En effet, le montant des concours financiers devant être transférés par l'État aux départements et à la région est estimé, sur la base de la moyenne du total des subventions allouées en 2002, 2003 et 2004 à environ 2,2 millions d'euros en Rhône-Alpes.

Or, « à ce jour, les clefs de répartition de cette dotation entre la région et les départements ne sont pas connues. Une démarche de conventionnement entre l'État et les départements d'une part, et l'État et la région d'autre part, est en cours d'élaboration à partir des schémas présentés par chacune de ces collectivités.

« On estime aujourd'hui à environ 1,3 million d'euros (60 %) la part susceptible de revenir à la Région.

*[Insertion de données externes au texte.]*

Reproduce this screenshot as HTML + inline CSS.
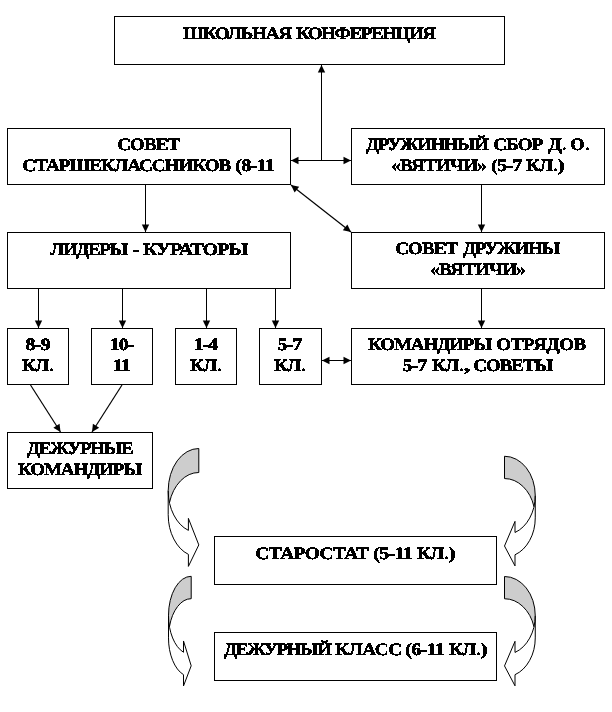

« Considérant que la Région attribue déjà aux 8 CNR et ENM des villes centres, dans le cadre du contrat de fonctions majeures, une dotation globale annuelle de 0,46 million d'euros, la participation à budget constant pour la Région s'élèverait donc, après transfert de la dotation de l'État, à environ 1,76 million d'euros.

« Or, on estime aujourd'hui la charge induite par ces formations à près de 7 millions d'euros par an, soit un différentiel de plus de 5 millions d'euros .

Cette évaluation est faite sur la base d'effectifs constants, soit 1 000 élèves en 2005.

Dans un courrier adressé le 24 janvier 2007 au Premier ministre de l'époque, M. Dominique de Villepin, M. Alain Rousset, président de l'Association des Régions de France (ARF), insiste sur les « graves et importantes difficultés » qui demeurent en vue de la mise en oeuvre, par les régions, de la nouvelle responsabilité confiée par la loi : « à ce jour, il apparaît que la nouvelle compétence régionale ne donnerait pas lieu à un transfert de ressources à la hauteur de la charge que la loi fait reposer sur les Régions . En effet, celles-ci ne recevraient qu'une partie des sommes que celui-ci consacrait jusqu'à présent aux établissements d'enseignement public concernés, l'autre partie étant destinée aux départements. (...) En outre et surtout, alors que plus de 80 % du financement des cycles d'enseignement relevant désormais des Régions était assuré par les communes, la nouvelle loi n'oblige en rien ces dernières à maintenir ces financements . »

b) La saisine de la Commission consultative d'évaluation des charges

Comme l'annonçait, dès lors, le président de l'ARF dans le courrier précité, l'association a saisi la Commission consultative d'évaluation des charges (CCEC) de ce dossier. Celle-ci s'est réunie le 11 décembre 2007.

Votre rapporteur rappelle que cette commission, instituée par la loi du 13 août 2004 relative aux libertés et responsabilités locales et le décret n° 2004-1416 du 23 décembre 2004, se compose de 22 membres du comité des finances locales, représentant à parité l'État et les collectivités territoriales (deux présidents de conseil régional, quatre présidents de conseil général et cinq maires, dont au moins deux présidents d'établissements publics de coopération intercommunale). Cette commission est consultée, notamment, sur « les modalités d'évaluation des accroissements et diminutions de charges résultant des transferts de compétences entre l'État et les collectivités territoriales » .

Lors de cette réunion, il a été rappelé que l'article 101 de la loi du 13 août 2004 opère un simple transfert de crédits de l'État vers les régions et départements, et non un transfert de compétences stricto sensu , au sens de l'article L. 1614-1 et suivants du Code général des collectivités territoriales (CGCT), impliquant une constatation par arrêté, après avis de la commission, du montant des dépenses résultant des charges transférées.

Néanmoins, cette réunion a permis de clarifier l'évaluation des concours financiers concernés par le transfert. En se fondant sur les dépenses de l'État des trois années précédant la date d'entrée en vigueur de la loi (soit le 1 er janvier 2005), actualisées selon l'indice des prix (hors tabac), le montant des crédits transférés s'élèverait ainsi à 28 792 286 euros .

Une seconde approche, parvenant à un montant très proche, a été évoquée, mais jugée plus difficile à mettre en oeuvre : elle consiste à se fonder sur les dépenses de l'État des trois années précédant la mise en oeuvre des schémas départementaux et PRDF au vu desquels, aux termes de la loi, l'État procède aux transferts.